Comedian Bovi Ugbomah follows in the record setting footsteps of senior colleague AY Makun by taking his goodwill and endorsement deal credibility and transferring these bonafides to the big screen, a medium that rewards just as likely as it punishes.
Having cut his teeth on the small screen with the sitcom Extended Family, which he starred in, co-wrote and produced, Bovi attempts these duties all over again, this time on film.
The city of Lagos is replete with stories of couples who overreach in their dash to climb the social ladder. This hunger to hit it big at all costs has been responsible for many unlikely pairings of couples united only in their quest to take advantage of the other and quiet resolve to stay together until they find somebody worthier.
It’s Her Day as produced by Bovi is a contemporary romantic comedy that sends up popular culture in ways that are familiar and relatable but zingy enough to produce genuine laughs. It is the story of Victor (Bovi) who is suffering from the twin demons of inferiority complex and I-just-got-back syndrome. To massage his ego and improve his self-esteem issues, he proposes to a silver spoon terror(Ini Dima-Okojie) whose outsize tastes far exceed his pay grade. Victor promises to foot the bill, right down to the littlest glass of overpriced drinking water even when he and his bride to be share zero chemistry.
Victor’s fiancée hails from one of those old money families with matriarchs who look and speak like Shaffy Bello. They boast of last names like Hernandez, gaze upon their soon to be in-law and his friend with unshrouded disdain and claim to be so steeped in wealth, they can get away with anything.
But along the generations, most of that famed wealth must have failed to trickle down. Or how else do you explain the family’s eagerness to stick an obviously overwhelmed Victor with every single expense of the huge society wedding they have all planned out?

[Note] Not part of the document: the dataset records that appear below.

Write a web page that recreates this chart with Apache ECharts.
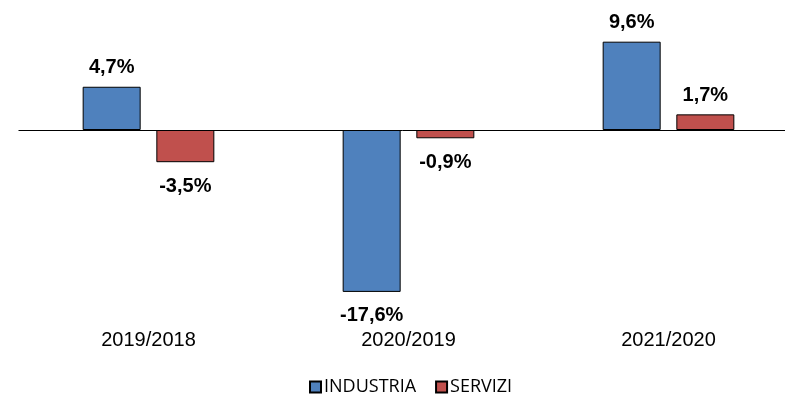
<!DOCTYPE html>
<html>
<head>
<meta charset="utf-8">
<script src="https://cdn.jsdelivr.net/npm/echarts@6/dist/echarts.min.js"></script>
<style>
  html, body { margin: 0; padding: 0; background: #fff; }
  #chart { width: 785px; height: 394px; }
</style>
</head>
<body>
<div id="chart"></div>
<script>
// Year-on-year change by sector, in percent
const categories = ['2019/2018', '2020/2019', '2021/2020'];
const industria = [4.7, -17.6, 9.6];
const servizi = [-3.5, -0.9, 1.7];
const seriesNames = ['INDUSTRIA', 'SERVIZI'];

const fmt = v => v.toFixed(1).replace('.', ',') + '%';

function barData(values) {
  return values.map(v => ({
    value: v,
    label: {
      position: v < 0 ? 'bottom' : 'top',
      distance: v < 0 ? 14 : 9
    }
  }));
}

const labelStyle = {
  show: true,
  formatter: p => fmt(p.value),
  fontFamily: 'Arial, "Liberation Sans", sans-serif',
  fontWeight: 'bold',
  fontSize: 20,
  color: '#000'
};

const chart = echarts.init(document.getElementById('chart'), null, { renderer: 'canvas' });

chart.setOption({
  animation: false,
  backgroundColor: '#ffffff',
  grid: {
    left: 18.5, top: 19.6, width: 780, height: 294.4,
    containLabel: false,
    outerBoundsMode: 'none'
  },
  legend: {
    data: seriesNames,
    left: 304,
    top: 373,
    icon: 'rect',
    itemWidth: 11,
    itemHeight: 11,
    itemGap: 19,
    textStyle: {
      fontFamily: '"Open Sans", sans-serif',
      fontSize: 18,
      color: '#000',
      padding: [0, 0, 0, -2]
    }
  },
  xAxis: {
    type: 'category',
    data: categories,
    axisLine: { show: false, onZero: false },
    axisTick: { show: false },
    axisLabel: {
      margin: 16.5,
      fontFamily: 'Arial, "Liberation Sans", sans-serif',
      fontSize: 20,
      color: '#000'
    },
    splitLine: { show: false }
  },
  yAxis: {
    type: 'value',
    min: -20,
    max: 12,
    show: false,
    splitLine: { show: false }
  },
  series: [
    {
      name: seriesNames[0],
      type: 'bar',
      barWidth: 58,
      barGap: '27%',
      data: barData(industria),
      itemStyle: { color: '#4F81BD', borderColor: '#000', borderWidth: 1 },
      label: labelStyle,
      markLine: {
        silent: true,
        symbol: 'none',
        label: { show: false },
        lineStyle: { color: '#000', width: 1, type: 'solid' },
        data: [{ yAxis: 0 }]
      }
    },
    {
      name: seriesNames[1],
      type: 'bar',
      barWidth: 58,
      data: barData(servizi),
      itemStyle: { color: '#C0504D', borderColor: '#000', borderWidth: 1 },
      label: labelStyle
    }
  ]
});
</script>
</body>
</html>
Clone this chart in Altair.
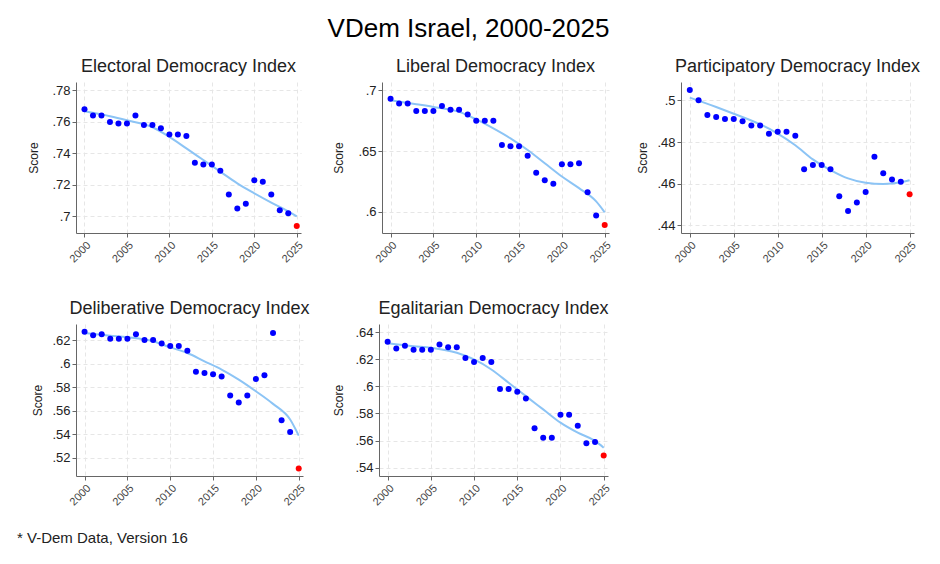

In reality, no matter how wealthy the families involved claim to be, weddings are usually a cooperative affair between both families. But don’t spend your time scrutinizing this particular plot detail as It’s Her Day really doesn’t need to make all the sense in the world to achieve its comic intentions. Comic gold is mined from the relationships and interactions between Victor’s family and his potential in-laws.
Despite the conspicuous presence of Diamond Bank, It’s Her Day looks and feels like a low budget effort. The production design is basic at best and downright tacky on the rare occasion. Sound issues keep coming up and the screenplay (by Bovi) tends to be hit and miss. The camera work is cloying on occasion and the characters tend to appear clustered in.

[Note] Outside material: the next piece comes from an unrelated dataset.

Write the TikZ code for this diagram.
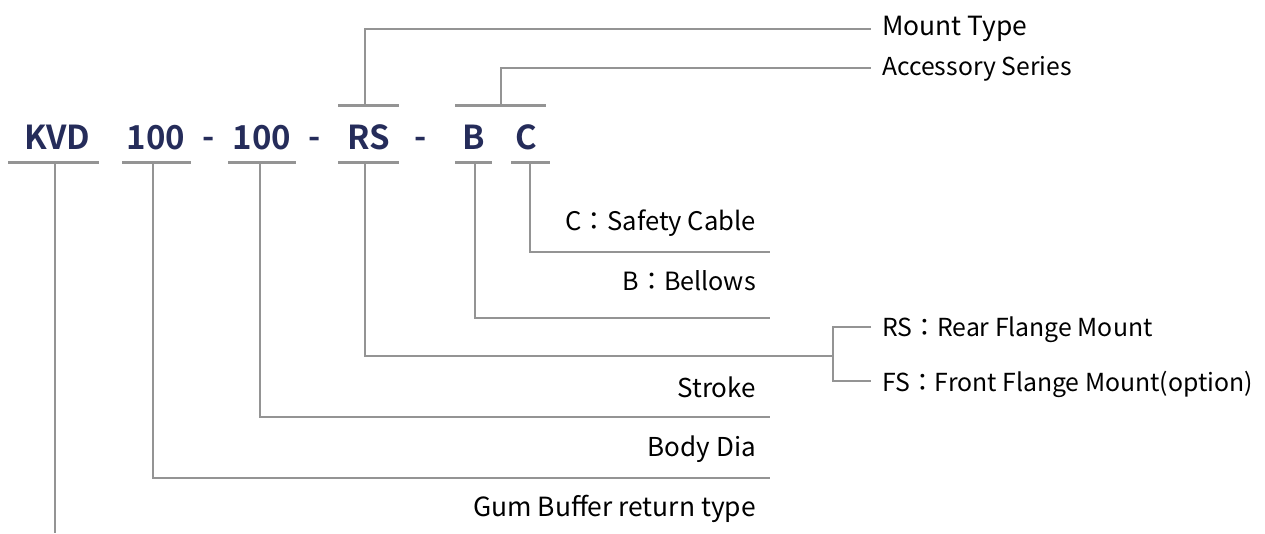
\documentclass[tikz,border=0pt]{standalone}
\usepackage{fontspec}
\newfontfamily\cjkr{Noto Sans CJK TC}
\newfontfamily\cjkb{Noto Sans CJK TC Bold}
\definecolor{navy}{HTML}{252C5A}
\definecolor{linegray}{HTML}{949494}
\newcommand\lfs[1]{\cjkr\fontsize{#1}{#1}\selectfont}
\begin{document}
\begin{tikzpicture}[x=1pt,y=-1pt,
  code/.style={anchor=base,inner sep=0pt,text=navy,font=\cjkb\fontsize{33}{36}\selectfont},
  lbl/.style={inner sep=0pt,text=black},
  lblr/.style={lbl,anchor=base east},
  lbll/.style={lbl,anchor=base west},
  tickbar/.style={draw=linegray,line width=3pt},
  conn/.style={draw=linegray,line width=2pt}]
\useasboundingbox (0,0) rectangle (1265,533);
% code letters
\node[code] (kvd) at (57,149) {KVD};
\node[code] (d1) at (156,149) {100};
\node[code] (h1) at (209,148) {-};
\node[code] (d2) at (262,149) {100};
\node[code] (h2) at (315,148) {-};
\node[code] (rs) at (368.5,149) {RS};
\node[code] (h3) at (421,148) {-};
\node[code] (b) at (474,149) {B};
\node[code] (c) at (526.5,149) {C};
% lower bars
\draw[tickbar] (8,162) -- (99,162);
\draw[tickbar] (122,162) -- (191,162);
\draw[tickbar] (228,162) -- (296,162);
\draw[tickbar] (338,162) -- (399,162);
\draw[tickbar] (455,162) -- (492,162);
\draw[tickbar] (511,162) -- (550,162);
% upper bars
\draw[tickbar] (338,105) -- (399,105);
\draw[tickbar] (455,105) -- (546,105);
% right labels
\node[lbll,font=\lfs{26.4}] (mt) at (882,35) {Mount Type};
\node[lbll,font=\lfs{24.7}] (as) at (882,75) {Accessory Series};
\node[lbll,font=\lfs{24.8}] (rsm) at (882,336.5) {RS：Rear Flange Mount};
\node[lbll,font=\lfs{24.8}] (fsm) at (882,391.5) {FS：Front Flange Mount(option)};
\node[lblr,font=\lfs{25.6}] (lc) at (756,230.7) {C：Safety Cable};
\node[lblr,font=\lfs{25.1}] (lb) at (756,290) {B：Bellows};
\node[lblr,font=\lfs{26}] (ls) at (756,397) {Stroke};
\node[lblr,font=\lfs{26}] (ld) at (756,456.7) {Body Dia};
\node[lblr,font=\lfs{26.4}] (lg) at (756,516.7) {Gum Buffer return type};
% connectors
\coordinate (rsu) at (365,105);
\coordinate (bcu) at (501,105);
\draw[conn] (rsu) -- (365,29) -- (871,29);
\draw[conn] (bcu) -- (501,68) -- (871,68);
\draw[conn] (530,162) -- (530,252) -- (770,252);
\draw[conn] (475,162) -- (475,318) -- (770,318);
\draw[conn] (365,162) -- (365,356) -- (833,356);
\draw[conn] (871,327) -- (833,327) -- (833,381) -- (871,381);
\draw[conn] (260,162) -- (260,417) -- (770,417);
\draw[conn] (153,162) -- (153,478) -- (770,478);
\draw[conn] (55,162) -- (55,533);
\end{tikzpicture}
\end{document}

But Bovi’s ace is the hiring of famed director, Mildred Okwo who oversees the casting process. It’s Her Day works mostly because of the terrific cast. One could wail about Shaffy Bello being cast in another soignee matriarch role but if she does it so well, why complain?
Bovi as the leading man carries the film with a certain level of confidence and charm that even AY could not muster for his record setting 30 Days in Atlanta. Bovi has been an A-list star for at least half a decade now but with his scruffy hair and awkward gait, he still wears the aura of the boy next door. This works in his film’s favour as he is utterly believable as the local kid made good who wants to marry up to make a statement.

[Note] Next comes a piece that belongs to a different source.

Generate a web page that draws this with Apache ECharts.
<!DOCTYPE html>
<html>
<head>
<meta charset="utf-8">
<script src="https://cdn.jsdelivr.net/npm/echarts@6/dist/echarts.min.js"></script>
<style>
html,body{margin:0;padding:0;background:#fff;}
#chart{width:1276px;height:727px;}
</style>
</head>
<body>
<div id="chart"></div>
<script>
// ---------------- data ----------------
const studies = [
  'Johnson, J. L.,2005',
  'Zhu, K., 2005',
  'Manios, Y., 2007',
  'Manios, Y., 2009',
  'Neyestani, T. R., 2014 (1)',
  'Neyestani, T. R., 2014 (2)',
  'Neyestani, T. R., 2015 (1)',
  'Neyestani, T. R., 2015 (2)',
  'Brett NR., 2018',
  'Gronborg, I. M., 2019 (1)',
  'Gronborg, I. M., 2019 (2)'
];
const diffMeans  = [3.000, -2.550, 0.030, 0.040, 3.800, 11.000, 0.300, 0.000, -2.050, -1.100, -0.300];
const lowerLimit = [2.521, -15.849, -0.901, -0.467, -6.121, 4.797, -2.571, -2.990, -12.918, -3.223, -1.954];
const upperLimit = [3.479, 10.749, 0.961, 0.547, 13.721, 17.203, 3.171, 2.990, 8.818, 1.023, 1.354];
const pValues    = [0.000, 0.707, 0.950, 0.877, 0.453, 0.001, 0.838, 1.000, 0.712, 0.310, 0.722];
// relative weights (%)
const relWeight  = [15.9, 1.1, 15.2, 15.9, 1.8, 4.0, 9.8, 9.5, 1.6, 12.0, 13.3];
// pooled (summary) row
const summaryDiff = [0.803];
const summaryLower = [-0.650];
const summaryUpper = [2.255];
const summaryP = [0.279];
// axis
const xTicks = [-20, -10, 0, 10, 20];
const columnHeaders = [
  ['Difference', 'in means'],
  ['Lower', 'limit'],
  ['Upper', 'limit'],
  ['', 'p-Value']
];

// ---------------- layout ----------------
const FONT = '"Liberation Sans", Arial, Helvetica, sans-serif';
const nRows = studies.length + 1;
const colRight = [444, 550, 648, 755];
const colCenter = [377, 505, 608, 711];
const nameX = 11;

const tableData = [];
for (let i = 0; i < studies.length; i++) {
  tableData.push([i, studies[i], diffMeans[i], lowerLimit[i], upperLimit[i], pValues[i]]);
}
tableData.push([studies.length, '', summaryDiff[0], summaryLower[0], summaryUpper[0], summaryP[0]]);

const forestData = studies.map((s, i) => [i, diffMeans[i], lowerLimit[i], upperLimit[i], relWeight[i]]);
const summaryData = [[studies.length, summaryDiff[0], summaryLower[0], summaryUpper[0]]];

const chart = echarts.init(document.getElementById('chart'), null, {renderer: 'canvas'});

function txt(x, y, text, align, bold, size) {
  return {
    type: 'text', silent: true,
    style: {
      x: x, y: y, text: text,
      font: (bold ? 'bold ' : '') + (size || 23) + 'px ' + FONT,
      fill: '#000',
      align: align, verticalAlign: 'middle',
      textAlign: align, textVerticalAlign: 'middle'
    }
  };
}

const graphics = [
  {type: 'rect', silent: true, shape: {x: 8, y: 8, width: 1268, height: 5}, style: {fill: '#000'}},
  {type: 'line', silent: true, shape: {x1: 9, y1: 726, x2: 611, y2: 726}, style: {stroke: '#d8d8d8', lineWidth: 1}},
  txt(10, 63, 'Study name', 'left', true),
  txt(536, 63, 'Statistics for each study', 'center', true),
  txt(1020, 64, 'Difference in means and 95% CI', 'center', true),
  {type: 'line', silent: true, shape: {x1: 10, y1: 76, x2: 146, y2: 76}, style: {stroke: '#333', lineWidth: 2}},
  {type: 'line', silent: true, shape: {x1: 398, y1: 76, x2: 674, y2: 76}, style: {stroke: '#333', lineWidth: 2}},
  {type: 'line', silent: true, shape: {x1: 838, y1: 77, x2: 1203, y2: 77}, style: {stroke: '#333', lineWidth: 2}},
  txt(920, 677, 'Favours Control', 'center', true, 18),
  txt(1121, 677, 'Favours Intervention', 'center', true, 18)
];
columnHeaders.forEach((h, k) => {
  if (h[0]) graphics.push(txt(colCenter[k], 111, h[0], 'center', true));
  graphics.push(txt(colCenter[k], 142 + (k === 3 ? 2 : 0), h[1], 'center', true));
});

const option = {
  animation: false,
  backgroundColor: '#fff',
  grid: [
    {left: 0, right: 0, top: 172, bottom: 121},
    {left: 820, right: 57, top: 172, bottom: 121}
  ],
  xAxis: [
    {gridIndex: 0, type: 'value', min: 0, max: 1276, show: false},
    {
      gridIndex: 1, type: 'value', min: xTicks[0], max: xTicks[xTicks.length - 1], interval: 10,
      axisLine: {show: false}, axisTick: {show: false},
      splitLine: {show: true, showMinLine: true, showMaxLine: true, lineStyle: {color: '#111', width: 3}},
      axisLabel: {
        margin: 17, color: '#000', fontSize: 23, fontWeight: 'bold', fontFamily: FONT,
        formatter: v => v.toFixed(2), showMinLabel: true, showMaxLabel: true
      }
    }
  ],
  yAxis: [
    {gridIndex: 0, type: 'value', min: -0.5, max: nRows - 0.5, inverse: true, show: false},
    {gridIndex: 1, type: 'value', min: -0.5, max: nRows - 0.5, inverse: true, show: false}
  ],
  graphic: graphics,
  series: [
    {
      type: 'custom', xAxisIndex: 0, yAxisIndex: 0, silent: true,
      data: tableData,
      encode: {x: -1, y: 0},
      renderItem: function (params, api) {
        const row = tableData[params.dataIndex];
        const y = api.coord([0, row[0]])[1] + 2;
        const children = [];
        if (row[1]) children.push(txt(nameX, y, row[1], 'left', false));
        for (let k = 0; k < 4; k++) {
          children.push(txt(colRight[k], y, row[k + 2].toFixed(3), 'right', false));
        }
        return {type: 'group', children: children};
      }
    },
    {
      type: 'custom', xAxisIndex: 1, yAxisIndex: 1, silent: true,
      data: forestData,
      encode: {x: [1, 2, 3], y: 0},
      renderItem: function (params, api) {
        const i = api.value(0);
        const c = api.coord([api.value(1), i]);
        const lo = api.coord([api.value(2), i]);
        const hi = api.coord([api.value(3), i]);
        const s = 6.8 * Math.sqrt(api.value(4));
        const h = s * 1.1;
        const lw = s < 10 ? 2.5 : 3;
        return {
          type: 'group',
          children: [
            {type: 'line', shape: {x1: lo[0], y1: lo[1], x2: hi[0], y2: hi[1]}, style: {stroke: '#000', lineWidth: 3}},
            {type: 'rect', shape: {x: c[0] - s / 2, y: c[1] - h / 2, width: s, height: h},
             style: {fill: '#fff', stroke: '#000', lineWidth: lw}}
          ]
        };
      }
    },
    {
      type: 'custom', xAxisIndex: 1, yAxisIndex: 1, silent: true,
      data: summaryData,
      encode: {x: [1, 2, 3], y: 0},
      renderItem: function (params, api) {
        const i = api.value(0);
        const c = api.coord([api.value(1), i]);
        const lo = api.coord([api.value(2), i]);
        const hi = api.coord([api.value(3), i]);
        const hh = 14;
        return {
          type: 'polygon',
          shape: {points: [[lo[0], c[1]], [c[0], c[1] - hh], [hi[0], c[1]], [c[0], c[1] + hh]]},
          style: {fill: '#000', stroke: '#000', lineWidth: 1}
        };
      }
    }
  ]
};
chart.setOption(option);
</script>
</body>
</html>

Victor’s chemistry with his ride or die friends led by funny man Greg Ojefua is one of the subtle beauties of the film and the casting team deserves props for pulling the gang together. The Hernandez clan are also well cast.
Dima-Okojie nails the spoilt rich brat without the annoying overbite of Beverly Naya. Her sisters led by sometime singer and occasional photographer Toni Tones are surprisingly good and their wicked bickering among themselves feel comfortable and not forced.
Omoni Oboli as an old flame of Victor’s does an okay job with the troublesome sub plot she is assigned. Not all the actors excel though. Najita Dede is miscast as Victor’s dominating aunt and finds herself overwhelmed with the demands of the role.
The laughs do not come fast and hard; maybe a chuckle here and there but the cast and crew, directed by Aniedi Anwah, acquit themselves quite credibly. A bigger budget may have guaranteed a neater film but at the scale Bovi and crew are working on, they do okay.